> **DATA FOR THIS EXERCISE**
○ ○ ○ ○ ○ ○ ○
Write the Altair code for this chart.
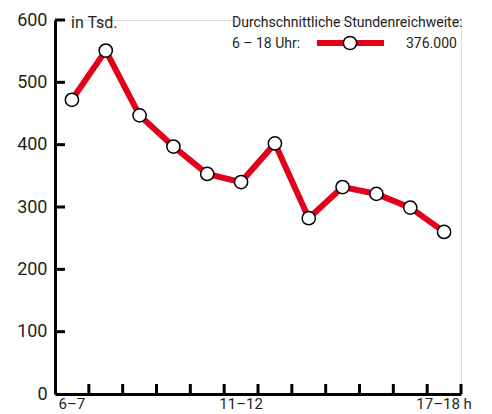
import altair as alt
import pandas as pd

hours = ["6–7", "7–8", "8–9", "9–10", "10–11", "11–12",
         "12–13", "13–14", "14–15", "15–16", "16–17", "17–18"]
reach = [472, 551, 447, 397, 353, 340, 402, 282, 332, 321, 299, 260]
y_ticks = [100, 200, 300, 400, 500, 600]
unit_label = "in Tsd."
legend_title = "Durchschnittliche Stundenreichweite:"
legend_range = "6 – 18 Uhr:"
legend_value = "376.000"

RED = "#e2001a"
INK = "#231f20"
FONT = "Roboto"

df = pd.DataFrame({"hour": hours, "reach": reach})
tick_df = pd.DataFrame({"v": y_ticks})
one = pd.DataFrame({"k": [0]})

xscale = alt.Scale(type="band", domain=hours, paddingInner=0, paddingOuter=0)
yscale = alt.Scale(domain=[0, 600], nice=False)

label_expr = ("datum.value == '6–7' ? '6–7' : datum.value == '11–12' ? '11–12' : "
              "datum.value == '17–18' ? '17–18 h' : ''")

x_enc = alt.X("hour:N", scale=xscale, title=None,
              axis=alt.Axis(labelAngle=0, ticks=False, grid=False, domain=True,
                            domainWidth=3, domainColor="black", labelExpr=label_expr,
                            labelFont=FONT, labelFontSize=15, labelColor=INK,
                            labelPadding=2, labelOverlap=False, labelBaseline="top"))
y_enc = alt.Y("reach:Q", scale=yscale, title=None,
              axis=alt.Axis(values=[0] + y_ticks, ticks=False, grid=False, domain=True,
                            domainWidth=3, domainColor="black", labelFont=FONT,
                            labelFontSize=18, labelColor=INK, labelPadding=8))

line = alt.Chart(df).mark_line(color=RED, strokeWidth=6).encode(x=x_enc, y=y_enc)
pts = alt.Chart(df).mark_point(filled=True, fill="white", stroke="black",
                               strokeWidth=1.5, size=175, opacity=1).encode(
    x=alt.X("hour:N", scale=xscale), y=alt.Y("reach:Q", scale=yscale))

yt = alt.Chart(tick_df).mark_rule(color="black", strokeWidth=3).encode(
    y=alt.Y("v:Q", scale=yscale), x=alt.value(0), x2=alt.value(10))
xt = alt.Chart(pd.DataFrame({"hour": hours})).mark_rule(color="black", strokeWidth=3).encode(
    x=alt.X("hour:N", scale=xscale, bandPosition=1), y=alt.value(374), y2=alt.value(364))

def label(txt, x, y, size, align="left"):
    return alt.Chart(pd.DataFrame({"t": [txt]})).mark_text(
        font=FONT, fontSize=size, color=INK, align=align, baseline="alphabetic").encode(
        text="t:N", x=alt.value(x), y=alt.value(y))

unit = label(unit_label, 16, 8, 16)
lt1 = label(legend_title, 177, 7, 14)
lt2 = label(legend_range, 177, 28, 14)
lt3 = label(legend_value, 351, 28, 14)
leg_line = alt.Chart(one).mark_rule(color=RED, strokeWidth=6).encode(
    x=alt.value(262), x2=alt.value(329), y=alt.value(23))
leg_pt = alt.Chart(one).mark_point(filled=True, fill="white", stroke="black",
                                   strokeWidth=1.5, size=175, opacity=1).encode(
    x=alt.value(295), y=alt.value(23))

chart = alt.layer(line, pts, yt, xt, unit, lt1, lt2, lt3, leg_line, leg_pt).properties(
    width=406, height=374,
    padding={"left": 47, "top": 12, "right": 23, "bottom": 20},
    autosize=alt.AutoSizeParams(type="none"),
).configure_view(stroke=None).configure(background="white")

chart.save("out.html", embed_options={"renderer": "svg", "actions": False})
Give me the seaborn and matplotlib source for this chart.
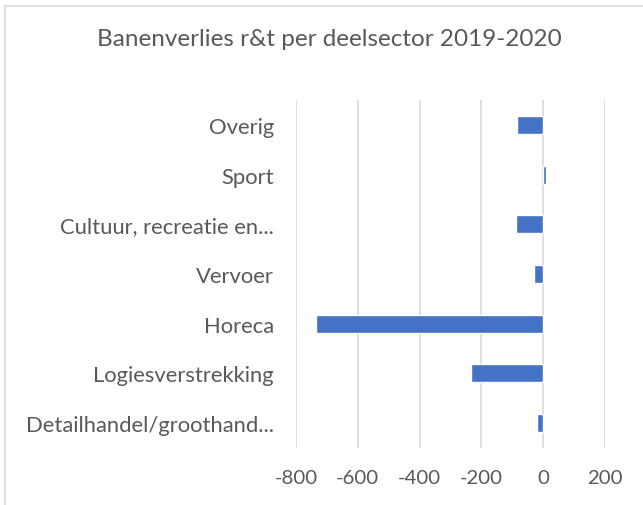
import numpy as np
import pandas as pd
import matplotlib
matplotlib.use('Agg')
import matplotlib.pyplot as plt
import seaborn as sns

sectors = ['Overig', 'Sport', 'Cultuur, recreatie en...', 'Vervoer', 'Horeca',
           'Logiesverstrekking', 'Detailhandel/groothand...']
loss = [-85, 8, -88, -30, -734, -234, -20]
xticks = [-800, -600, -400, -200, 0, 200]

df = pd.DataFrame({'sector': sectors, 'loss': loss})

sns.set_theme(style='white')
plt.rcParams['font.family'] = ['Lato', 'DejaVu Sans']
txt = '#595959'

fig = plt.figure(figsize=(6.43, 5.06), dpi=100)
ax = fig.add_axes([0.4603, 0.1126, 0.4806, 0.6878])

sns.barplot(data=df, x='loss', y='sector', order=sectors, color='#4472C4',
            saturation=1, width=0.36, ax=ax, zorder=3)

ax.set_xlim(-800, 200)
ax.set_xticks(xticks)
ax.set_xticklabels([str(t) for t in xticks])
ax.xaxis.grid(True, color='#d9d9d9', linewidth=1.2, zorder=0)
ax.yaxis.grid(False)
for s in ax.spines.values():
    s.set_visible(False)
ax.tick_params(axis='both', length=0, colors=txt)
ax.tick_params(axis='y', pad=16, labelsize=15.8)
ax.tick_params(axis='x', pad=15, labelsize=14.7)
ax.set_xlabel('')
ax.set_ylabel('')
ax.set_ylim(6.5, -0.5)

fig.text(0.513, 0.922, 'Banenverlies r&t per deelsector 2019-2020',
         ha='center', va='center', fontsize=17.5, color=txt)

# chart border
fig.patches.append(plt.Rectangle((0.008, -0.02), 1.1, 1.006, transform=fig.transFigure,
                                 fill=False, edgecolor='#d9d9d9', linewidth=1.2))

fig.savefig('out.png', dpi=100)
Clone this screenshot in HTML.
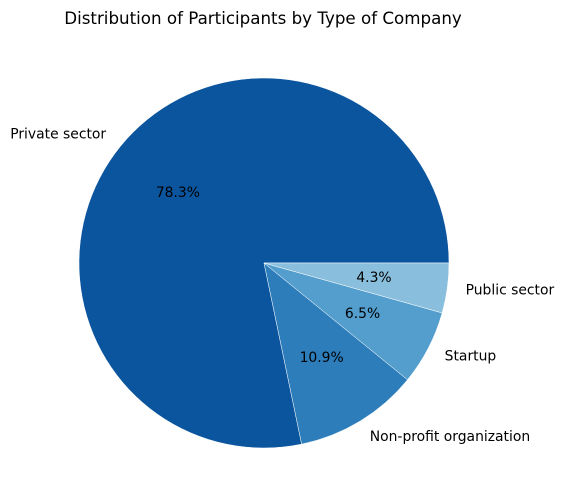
○ ○ ○ ○ ○ ○ ○
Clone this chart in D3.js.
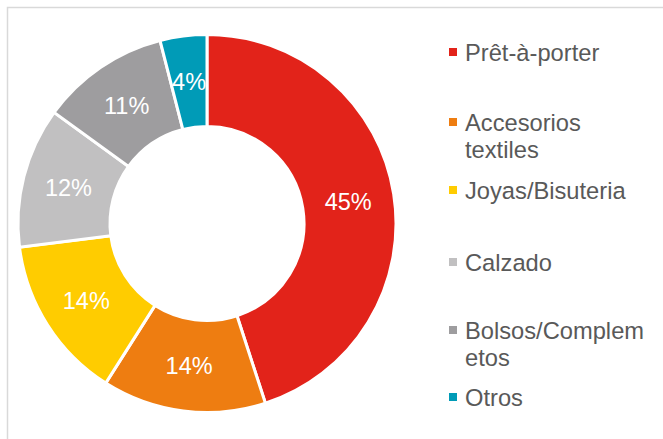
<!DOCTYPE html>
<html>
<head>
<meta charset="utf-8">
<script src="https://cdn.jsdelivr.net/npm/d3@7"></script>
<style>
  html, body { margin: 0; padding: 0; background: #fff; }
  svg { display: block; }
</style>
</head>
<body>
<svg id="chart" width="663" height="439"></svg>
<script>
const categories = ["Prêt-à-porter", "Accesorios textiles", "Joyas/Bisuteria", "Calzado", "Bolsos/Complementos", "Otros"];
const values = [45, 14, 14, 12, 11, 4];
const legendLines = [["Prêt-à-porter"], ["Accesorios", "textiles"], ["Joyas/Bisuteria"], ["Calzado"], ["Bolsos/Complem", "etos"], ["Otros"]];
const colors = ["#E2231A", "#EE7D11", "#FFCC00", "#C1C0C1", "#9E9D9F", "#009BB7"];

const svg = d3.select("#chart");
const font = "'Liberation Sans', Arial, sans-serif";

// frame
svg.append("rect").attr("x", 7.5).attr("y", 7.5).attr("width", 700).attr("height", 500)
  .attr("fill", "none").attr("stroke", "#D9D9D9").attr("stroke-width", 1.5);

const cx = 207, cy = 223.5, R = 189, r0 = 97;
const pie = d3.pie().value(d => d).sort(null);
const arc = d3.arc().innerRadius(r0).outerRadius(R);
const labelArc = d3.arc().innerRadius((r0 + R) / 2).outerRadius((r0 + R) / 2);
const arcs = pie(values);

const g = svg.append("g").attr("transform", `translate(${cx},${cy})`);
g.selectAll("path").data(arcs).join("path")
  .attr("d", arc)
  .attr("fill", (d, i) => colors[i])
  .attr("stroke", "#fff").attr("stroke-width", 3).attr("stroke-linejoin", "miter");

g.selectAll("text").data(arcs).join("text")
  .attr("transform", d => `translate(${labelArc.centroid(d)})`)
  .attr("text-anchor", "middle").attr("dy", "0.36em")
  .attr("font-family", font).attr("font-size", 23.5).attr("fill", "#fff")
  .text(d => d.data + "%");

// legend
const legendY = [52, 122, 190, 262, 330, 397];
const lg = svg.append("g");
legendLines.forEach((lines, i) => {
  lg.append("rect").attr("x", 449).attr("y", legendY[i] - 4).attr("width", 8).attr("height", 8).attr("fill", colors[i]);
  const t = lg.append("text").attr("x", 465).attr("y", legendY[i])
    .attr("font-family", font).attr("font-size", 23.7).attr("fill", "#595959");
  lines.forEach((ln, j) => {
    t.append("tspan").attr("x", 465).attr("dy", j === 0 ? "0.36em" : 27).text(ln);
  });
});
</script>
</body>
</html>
○ ○ ○ ○ ○ ○ ○
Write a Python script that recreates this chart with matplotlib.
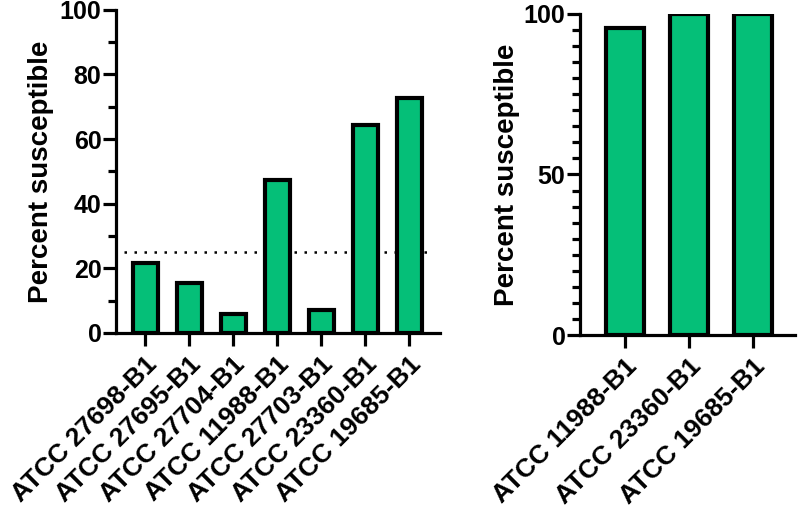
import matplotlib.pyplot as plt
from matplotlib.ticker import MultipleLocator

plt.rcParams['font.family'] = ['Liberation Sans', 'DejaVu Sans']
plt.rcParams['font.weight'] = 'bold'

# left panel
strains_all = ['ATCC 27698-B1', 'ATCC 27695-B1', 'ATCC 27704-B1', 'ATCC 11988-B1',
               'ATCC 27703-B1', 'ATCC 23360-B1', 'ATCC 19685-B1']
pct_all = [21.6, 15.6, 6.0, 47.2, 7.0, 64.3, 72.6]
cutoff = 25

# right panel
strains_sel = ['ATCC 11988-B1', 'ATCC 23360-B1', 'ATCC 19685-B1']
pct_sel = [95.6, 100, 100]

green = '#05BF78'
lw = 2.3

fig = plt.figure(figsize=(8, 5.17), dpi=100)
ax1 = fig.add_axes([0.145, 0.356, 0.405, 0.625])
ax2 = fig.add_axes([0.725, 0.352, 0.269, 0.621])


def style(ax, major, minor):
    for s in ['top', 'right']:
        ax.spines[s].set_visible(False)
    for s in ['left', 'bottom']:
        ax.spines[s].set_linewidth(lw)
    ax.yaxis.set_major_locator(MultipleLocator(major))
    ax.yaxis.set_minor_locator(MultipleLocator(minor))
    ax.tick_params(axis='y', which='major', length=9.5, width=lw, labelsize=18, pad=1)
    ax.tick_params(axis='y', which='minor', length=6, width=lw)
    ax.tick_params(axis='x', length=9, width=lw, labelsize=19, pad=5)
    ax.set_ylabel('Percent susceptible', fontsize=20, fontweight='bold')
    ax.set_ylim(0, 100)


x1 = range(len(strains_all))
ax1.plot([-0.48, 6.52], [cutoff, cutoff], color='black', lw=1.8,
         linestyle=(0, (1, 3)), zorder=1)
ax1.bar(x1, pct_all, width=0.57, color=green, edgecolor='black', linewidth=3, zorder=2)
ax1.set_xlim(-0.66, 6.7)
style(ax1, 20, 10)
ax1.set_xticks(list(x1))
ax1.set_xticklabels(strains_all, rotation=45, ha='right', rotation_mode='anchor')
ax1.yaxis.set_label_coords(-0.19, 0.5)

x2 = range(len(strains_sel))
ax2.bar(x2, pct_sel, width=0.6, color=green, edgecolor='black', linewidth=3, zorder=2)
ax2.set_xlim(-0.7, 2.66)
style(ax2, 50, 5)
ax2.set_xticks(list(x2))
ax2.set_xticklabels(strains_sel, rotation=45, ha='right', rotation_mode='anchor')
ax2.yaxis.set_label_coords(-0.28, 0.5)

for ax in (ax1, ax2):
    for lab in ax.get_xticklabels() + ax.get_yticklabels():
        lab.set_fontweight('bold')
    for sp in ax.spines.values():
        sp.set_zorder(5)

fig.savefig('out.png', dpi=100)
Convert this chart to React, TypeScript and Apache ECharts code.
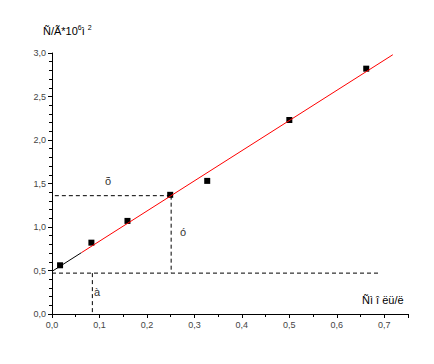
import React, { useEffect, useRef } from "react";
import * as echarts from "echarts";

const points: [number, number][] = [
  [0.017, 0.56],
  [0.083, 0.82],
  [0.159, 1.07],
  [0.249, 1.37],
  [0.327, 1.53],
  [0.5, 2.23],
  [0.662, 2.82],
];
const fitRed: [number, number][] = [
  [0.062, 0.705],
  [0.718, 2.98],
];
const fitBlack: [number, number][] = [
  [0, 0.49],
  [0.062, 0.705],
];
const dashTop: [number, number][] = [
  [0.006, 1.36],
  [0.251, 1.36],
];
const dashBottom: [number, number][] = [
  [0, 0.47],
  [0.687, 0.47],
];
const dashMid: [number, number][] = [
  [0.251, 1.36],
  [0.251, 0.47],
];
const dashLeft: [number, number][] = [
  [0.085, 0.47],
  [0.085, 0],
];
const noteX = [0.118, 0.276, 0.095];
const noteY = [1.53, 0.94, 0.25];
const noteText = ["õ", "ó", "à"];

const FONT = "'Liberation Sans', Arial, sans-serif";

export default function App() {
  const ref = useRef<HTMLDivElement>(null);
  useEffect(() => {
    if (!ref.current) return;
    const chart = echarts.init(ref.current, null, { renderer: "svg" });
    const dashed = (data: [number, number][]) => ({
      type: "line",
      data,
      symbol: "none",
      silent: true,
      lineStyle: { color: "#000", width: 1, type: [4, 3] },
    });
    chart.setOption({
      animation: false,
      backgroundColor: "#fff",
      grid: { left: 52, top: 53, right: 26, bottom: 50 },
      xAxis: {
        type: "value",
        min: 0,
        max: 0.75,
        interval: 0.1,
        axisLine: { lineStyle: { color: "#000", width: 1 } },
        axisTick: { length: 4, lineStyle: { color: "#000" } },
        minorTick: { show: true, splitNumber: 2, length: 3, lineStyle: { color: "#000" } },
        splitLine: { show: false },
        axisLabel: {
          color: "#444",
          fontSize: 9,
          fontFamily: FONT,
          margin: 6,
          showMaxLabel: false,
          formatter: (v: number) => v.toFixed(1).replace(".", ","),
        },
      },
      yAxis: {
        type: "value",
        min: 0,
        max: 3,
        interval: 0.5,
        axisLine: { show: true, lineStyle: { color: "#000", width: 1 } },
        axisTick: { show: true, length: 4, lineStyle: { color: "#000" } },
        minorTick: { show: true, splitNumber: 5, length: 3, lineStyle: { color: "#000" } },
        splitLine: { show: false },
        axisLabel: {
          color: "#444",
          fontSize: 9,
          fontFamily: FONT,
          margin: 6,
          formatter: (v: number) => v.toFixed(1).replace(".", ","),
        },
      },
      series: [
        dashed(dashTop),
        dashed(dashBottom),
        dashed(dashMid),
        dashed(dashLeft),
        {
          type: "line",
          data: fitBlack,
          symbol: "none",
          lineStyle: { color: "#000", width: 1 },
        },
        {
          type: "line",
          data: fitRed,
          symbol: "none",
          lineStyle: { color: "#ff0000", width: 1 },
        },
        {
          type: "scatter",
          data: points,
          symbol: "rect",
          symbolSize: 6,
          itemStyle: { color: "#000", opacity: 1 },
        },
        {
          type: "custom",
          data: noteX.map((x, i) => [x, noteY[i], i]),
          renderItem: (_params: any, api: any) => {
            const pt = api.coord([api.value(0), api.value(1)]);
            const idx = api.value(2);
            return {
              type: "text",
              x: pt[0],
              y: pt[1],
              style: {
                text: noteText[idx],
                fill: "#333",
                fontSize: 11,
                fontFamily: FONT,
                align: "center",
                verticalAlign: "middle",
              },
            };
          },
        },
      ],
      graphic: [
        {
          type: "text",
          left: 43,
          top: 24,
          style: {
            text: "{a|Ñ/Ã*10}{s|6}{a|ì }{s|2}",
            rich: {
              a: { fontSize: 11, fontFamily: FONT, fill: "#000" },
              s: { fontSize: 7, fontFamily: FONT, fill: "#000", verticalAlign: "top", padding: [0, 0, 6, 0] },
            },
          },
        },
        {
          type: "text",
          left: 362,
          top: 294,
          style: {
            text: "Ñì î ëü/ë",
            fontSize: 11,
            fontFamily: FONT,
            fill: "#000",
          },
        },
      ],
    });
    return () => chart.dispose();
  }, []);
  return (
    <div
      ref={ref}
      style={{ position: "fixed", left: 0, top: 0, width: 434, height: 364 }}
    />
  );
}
○ ○ ○ ○ ○ ○ ○
> **WRITTEN TASK**
Repeat, word for word, the lines of the material above from the one holding "Give me the" through the one holding "xticks = [-800, -600, -400, -200, 0, 200]". Leave out pictures.

> **WRITTEN SOLUTION**
Give me the seaborn and matplotlib source for this chart.
import numpy as np
import pandas as pd
import matplotlib
matplotlib.use('Agg')
import matplotlib.pyplot as plt
import seaborn as sns

sectors = ['Overig', 'Sport', 'Cultuur, recreatie en...', 'Vervoer', 'Horeca',
           'Logiesverstrekking', 'Detailhandel/groothand...']
loss = [-85, 8, -88, -30, -734, -234, -20]
xticks = [-800, -600, -400, -200, 0, 200]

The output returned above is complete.